WASHINGTON - Congress gave the nation's railroads three more years - and possibly up to five - to install a mandated safety system that would automatically slow trains running at unsafe speeds, and which safety experts say could have prevented May's deadly Amtrak derailment in Philadelphia.
Called positive train control, the system was supposed to be installed on major passenger and freight lines by the end of this year, but no freight lines and only a handful of commuter railroads expected to meet that target. They now will have until at least Dec. 31, 2018, with the potential for extensions up to the end of 2020.
The new deadline, sought by railroads and opposed by safety advocates, was approved with unusual speed in voice votes by the House and Senate on Tuesday and Wednesday. It was attached to a critical measure to keep highway programs funded ahead of a Thursday deadline. Approving the measure by voice votes means few lawmakers are on record supporting the delay, providing political cover if there's another train crash.
President Obama is expected to sign the bill this week, according to congressional aides.
Lawmakers from both parties realized that the railroads needed the extension, but they had debated how firm the new deadline should be.
SEPTA is one of the few rail systems that anticipated meeting the original deadline, but the agency's general manager, Jeff Knueppel, said the delay "does afford us some room for margin of error."
NJ Transit said it could not install the train control system until 2018.
"This deadline extension provides us with a reasonable and achievable goal of 2018 implementation," executive director Ronnie Hakim said in a statement.
Portions of the Northeast Corridor controlled by Amtrak should have the system installed by the end of this year, Amtrak said Wednesday.
Sen.
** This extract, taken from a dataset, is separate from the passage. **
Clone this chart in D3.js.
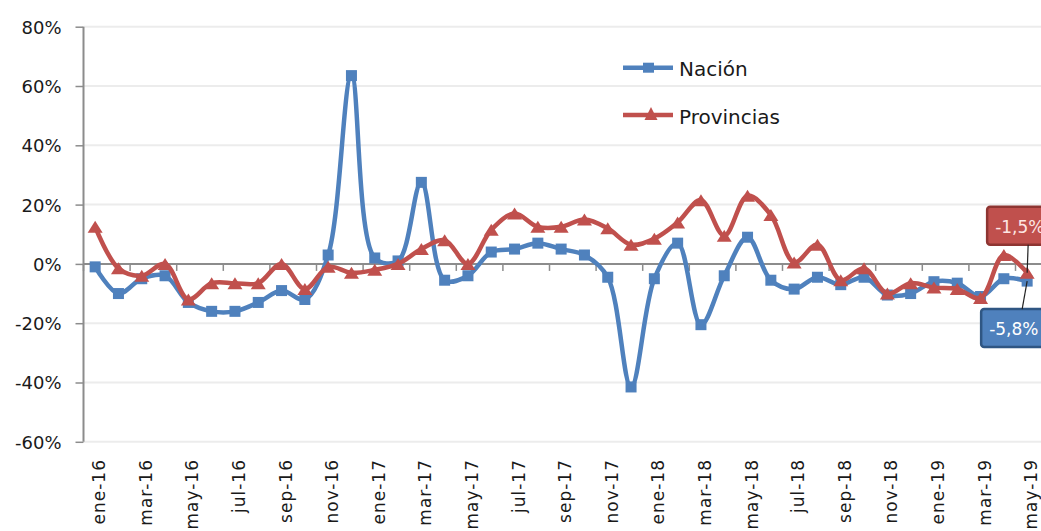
<!DOCTYPE html>
<html>
<head>
<meta charset="utf-8">
<script src="https://cdn.jsdelivr.net/npm/d3@7"></script>
<style>
body { margin: 0; background: #fff; }
svg { display: block; font-family: "DejaVu Sans", Verdana, sans-serif; }
</style>
</head>
<body>
<svg></svg>
<script>
var months = ["ene-16","feb-16","mar-16","abr-16","may-16","jun-16","jul-16","ago-16","sep-16","oct-16","nov-16","dic-16",
              "ene-17","feb-17","mar-17","abr-17","may-17","jun-17","jul-17","ago-17","sep-17","oct-17","nov-17","dic-17",
              "ene-18","feb-18","mar-18","abr-18","may-18","jun-18","jul-18","ago-18","sep-18","oct-18","nov-18","dic-18",
              "ene-19","feb-19","mar-19","abr-19","may-19"];
var nacion = [-1, -10, -5, -4, -13, -16, -16, -13, -9, -12, 3, 63.5,
              2, 1, 27.5, -5.5, -4, 4, 5, 7, 5, 3, -4.5, -41.5,
              -5, 7, -20.5, -4, 9, -5.5, -8.5, -4.5, -7, -4.5, -10.5, -10,
              -6, -6.5, -11, -5, -5.8];
var provincias = [12.5, -1.5, -4, 0, -12, -6.5, -6.5, -6.5, 0, -8.5, -1, -3,
                  -2, 0, 5, 8, 0, 11.5, 17, 12.5, 12.5, 15, 12, 6.5,
                  8.5, 14, 21.5, 9.5, 23, 16.5, 0.5, 6.5, -5.5, -1.5, -10, -6.5,
                  -8, -8.5, -11.5, 3, -3];
var yTicks = [-60, -40, -20, 0, 20, 40, 60, 80];
var seriesNames = ["Nación", "Provincias"];
var seriesColors = ["#4F81BD", "#C0504D"];
var seriesBorders = ["#2F5683", "#8E3532"];
var endLabels = ["-5,8%", "-1,5%"];

var width = 1041, height = 531;
var svg = d3.select("svg").attr("width", width).attr("height", height);

var x = d3.scaleBand().domain(months).range([83.5, 83.5 + 41 * 23.3]);
var y = d3.scaleLinear().domain([-60, 80]).range([441.8, 26.7]);
function cx(m) { return x(m) + x.bandwidth() / 2; }

// gridlines
svg.append("g").selectAll("line").data(yTicks).enter().append("line")
  .attr("x1", 84).attr("x2", width)
  .attr("y1", function(d) { return y(d); }).attr("y2", function(d) { return y(d); })
  .style("stroke", "#ececec").style("stroke-width", 2);

// y axis
var yAxis = svg.append("g").attr("transform", "translate(83.5,0)")
  .call(d3.axisLeft(y).tickValues(yTicks).tickSize(8).tickPadding(14)
    .tickFormat(function(d) { return d + "%"; }));
yAxis.select(".domain").attr("d", "M0," + y(80) + "V" + y(-60)).style("stroke", "#8c8c8c").style("stroke-width", 2);
yAxis.selectAll(".tick line").style("stroke", "#8c8c8c").style("stroke-width", 1.5);
yAxis.selectAll("text").style("font-size", "18px").style("fill", "#1a1a1a")
  .style("font-family", "DejaVu Sans, Verdana, sans-serif").attr("dy", "0.36em");

// category axis at 0
var edges = months.filter(function(d, i) { return i % 2 == 0; });
svg.append("line").attr("x1", 83.5).attr("x2", width).attr("y1", y(0)).attr("y2", y(0))
  .style("stroke", "#8c8c8c").style("stroke-width", 2);
svg.append("g").selectAll("line").data(edges).enter().append("line")
  .attr("x1", function(d) { return x(d); }).attr("x2", function(d) { return x(d); })
  .attr("y1", y(0)).attr("y2", y(0) + 7)
  .style("stroke", "#8c8c8c").style("stroke-width", 1.5);

// category labels
var xAxis = svg.append("g").attr("transform", "translate(0,459)")
  .call(d3.axisBottom(x).tickValues(edges).tickSize(0));
xAxis.select(".domain").remove();
xAxis.selectAll("text")
  .attr("transform", "rotate(-90)")
  .attr("text-anchor", "end")
  .attr("x", 0).attr("y", 10).attr("dy", 0)
  .style("font-size", "17px").style("letter-spacing", "1px").style("fill", "#1a1a1a")
  .style("font-family", "DejaVu Sans, Verdana, sans-serif");

// lines
var line = d3.line()
  .x(function(d, i) { return cx(months[i]); })
  .y(function(d) { return y(d); })
  .curve(d3.curveCatmullRom.alpha(0.5));

function triangle(px, py, w, h) {
  return "M" + px + "," + (py - h / 2) + "L" + (px + w / 2) + "," + (py + h / 2) + "L" + (px - w / 2) + "," + (py + h / 2) + "Z";
}

[nacion, provincias].forEach(function(values, s) {
  var g = svg.append("g");
  g.append("path").datum(values).attr("d", line)
    .style("fill", "none").style("stroke", seriesColors[s]).style("stroke-width", 4.5)
    .style("stroke-linejoin", "round");
  if (s == 0) {
    g.selectAll("rect").data(values).enter().append("rect")
      .attr("x", function(d, i) { return cx(months[i]) - 5.5; })
      .attr("y", function(d) { return y(d) - 5.5; })
      .attr("width", 11).attr("height", 11)
      .style("fill", seriesColors[s]);
  } else {
    g.selectAll("path.m").data(values).enter().append("path").attr("class", "m")
      .attr("d", function(d, i) { return triangle(cx(months[i]), y(d), 15, 12); })
      .style("fill", seriesColors[s]);
  }
});

// legend
seriesNames.forEach(function(name, s) {
  var ly = s == 0 ? 67.7 : 115;
  svg.append("line").attr("x1", 623).attr("x2", 673).attr("y1", ly).attr("y2", ly)
    .style("stroke", seriesColors[s]).style("stroke-width", 4.5);
  if (s == 0) {
    svg.append("rect").attr("x", 643).attr("y", ly - 5).attr("width", 11).attr("height", 10).style("fill", seriesColors[s]);
  } else {
    svg.append("path").attr("d", triangle(651, ly - 1.5, 13, 13)).style("fill", seriesColors[s]);
  }
  svg.append("text").attr("x", 679).attr("y", ly + 8.5).text(name)
    .style("font-size", "20px").style("fill", "#1a1a1a");
});

// end labels
var last = months[months.length - 1];
var boxes = [
  { v: nacion[nacion.length - 1], dx: -46, dy: 28, lx: -5, ly: 28 },
  { v: provincias[provincias.length - 1], dx: -40, dy: -66, lx: 1, ly: -28 }
];
boxes.forEach(function(b, s) {
  var px = cx(last), py = y(b.v);
  svg.append("rect").attr("x", px + b.dx).attr("y", py + b.dy).attr("width", 90).attr("height", 38).attr("rx", 3)
    .style("fill", seriesColors[s]).style("stroke", seriesBorders[s]).style("stroke-width", 2.5);
  svg.append("line").attr("x1", px + b.lx).attr("y1", py + b.ly).attr("x2", px).attr("y2", py)
    .style("stroke", "#222").style("stroke-width", 1.2);
  svg.append("text").attr("x", px + b.dx + 8).attr("y", py + b.dy + 26).text(endLabels[s])
    .style("font-size", "17px").style("fill", s == 0 ? "#ffffff" : "#fde6e4");
});
</script>
</body>
</html>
Barbara Boxer (D., Calif.), who helped set the positive train control deadline in 2008, blasted the extension and the process that got it approved, saying it had been "cherry-picked" and added to a must-pass transportation funding bill to satisfy the railroad lobby.
No other measures got such treatment, she said. "It's the only provision that benefits one special interest."
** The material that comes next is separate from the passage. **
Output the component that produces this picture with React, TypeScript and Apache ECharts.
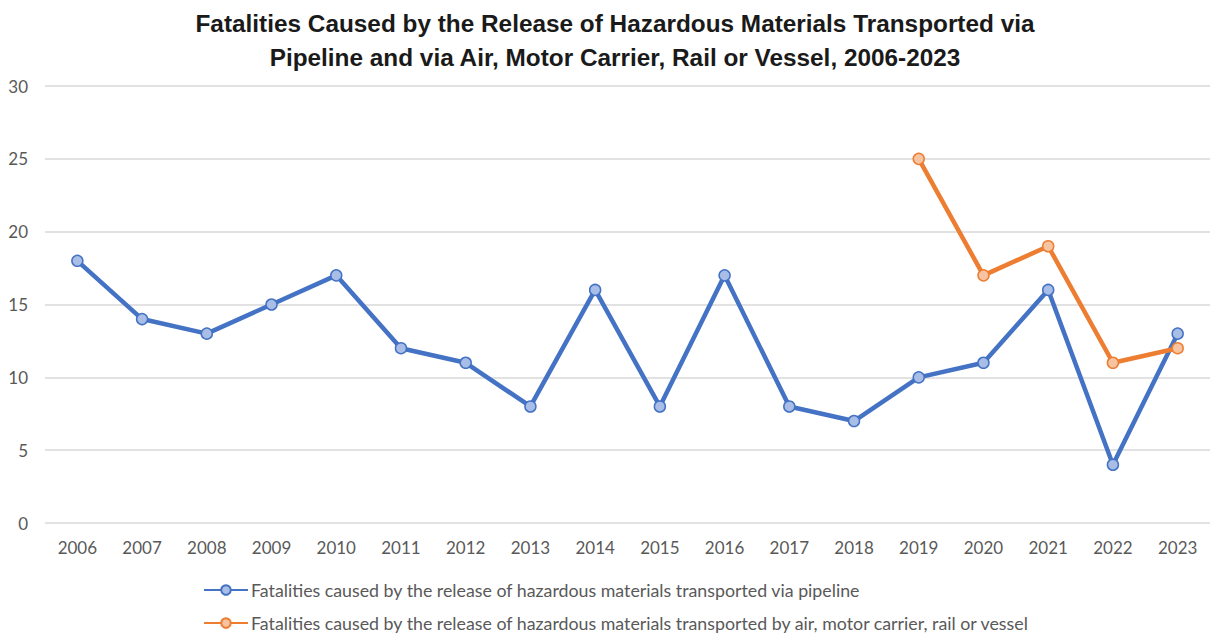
import React, { useEffect, useRef } from "react";
import * as echarts from "echarts";

const years = ["2006","2007","2008","2009","2010","2011","2012","2013","2014","2015","2016","2017","2018","2019","2020","2021","2022","2023"];
const pipeline = [18,14,13,15,17,12,11,8,16,8,17,8,7,10,11,16,4,13];
const otherModes = [null,null,null,null,null,null,null,null,null,null,null,null,null,25,17,19,11,12];
const pipelineName = "Fatalities caused by the release of hazardous materials transported via pipeline";
const otherName = "Fatalities caused by the release of hazardous materials transported by air, motor carrier, rail or vessel";
const titleLines = [
  "Fatalities Caused by the Release of Hazardous Materials Transported via",
  "Pipeline and via Air, Motor Carrier, Rail or Vessel, 2006-2023",
];

export default function App() {
  const ref = useRef<HTMLDivElement>(null);
  useEffect(() => {
    document.body.style.margin = "0";
    const chart = echarts.init(ref.current!, null, { renderer: "svg" });
    const font = "Lato, 'Open Sans', sans-serif";
    const legendBase = {
      orient: "horizontal",
      left: 198,
      itemWidth: 44,
      itemHeight: 12,
      textStyle: { fontFamily: font, fontSize: 17.8, color: "#595959", padding: [0, 0, 0, -2] },
    };
    chart.setOption({
      animation: false,
      backgroundColor: "#ffffff",
      graphic: titleLines.map((t, i) => ({
        type: "text",
        x: 615,
        y: 24 + i * 34,
        scaleX: 0.84,
        scaleY: 0.82,
        style: {
          text: t,
          textAlign: "center",
          textVerticalAlign: "middle",
          fontFamily: "'Liberation Sans', Arial, sans-serif",
          fontWeight: "bold",
          fontSize: 29,
          fill: "#1a1a1a",
        },
      })),
      legend: [
        { ...legendBase, top: 576, data: [pipelineName] },
        { ...legendBase, top: 609, data: [otherName] },
      ],
      grid: { left: 45, right: -3, top: 86, bottom: 111, containLabel: false },
      xAxis: {
        type: "category",
        data: years,
        boundaryGap: true,
        axisLine: { show: false },
        axisTick: { show: false },
        axisLabel: { fontFamily: font, fontSize: 17, color: "#595959", margin: 16 },
      },
      yAxis: {
        type: "value",
        min: 0,
        max: 30,
        interval: 5,
        axisLine: { show: false },
        axisTick: { show: false },
        axisLabel: { fontFamily: font, fontSize: 17, color: "#595959", margin: 17 },
        splitLine: { lineStyle: { color: "#d9d9d9", width: 1.5 } },
      },
      series: [
        {
          name: pipelineName,
          type: "line",
          data: pipeline,
          symbol: "circle",
          symbolSize: 11,
          lineStyle: { color: "#4472C4", width: 4.5 },
          itemStyle: { color: "#A9BEE6", borderColor: "#4472C4", borderWidth: 1.5 },
        },
        {
          name: otherName,
          type: "line",
          data: otherModes,
          symbol: "circle",
          symbolSize: 11,
          lineStyle: { color: "#ED7D31", width: 4.5 },
          itemStyle: { color: "#F7C4A2", borderColor: "#ED7D31", borderWidth: 1.5 },
        },
      ],
    });
    return () => chart.dispose();
  }, []);
  return <div ref={ref} style={{ position: "absolute", left: 0, top: 0, width: 1210, height: 634 }} />;
}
Sen. Richard Blumenthal (D., Conn.) said the new timeline suggests that deadlines "can be avoided without repercussions."
Railroads, though, said that the original deadline was unrealistic and that they have been hampered by budget shortfalls and technical hurdles. Freight lines have spent about $6 billion on the train control, but none will have the system in place by year end, according to industry groups. Freight and commuter lines have warned that they may have to cease operations without an extension.
"We didn't have the luxury of time," Sen. John Thune (R., S.D.) said on the Senate floor, warning of devastating economic effects if businesses and commuters were unable to rely on rail. "Together we have averted the potential harm that would come with a congressionally caused rail shutdown."
He added that the framework of the extension had previously been debated and not "sprung on members." He stressed that the delay requires annual progress reports from railroads and potential fines for those that fall behind their benchmarks.
Positive train control can remotely brake speeding trains. The National Transportation Safety Board has called for its installation since 1970, saying the system could have prevented 140 accidents that resulted in nearly 300 fatalities since then.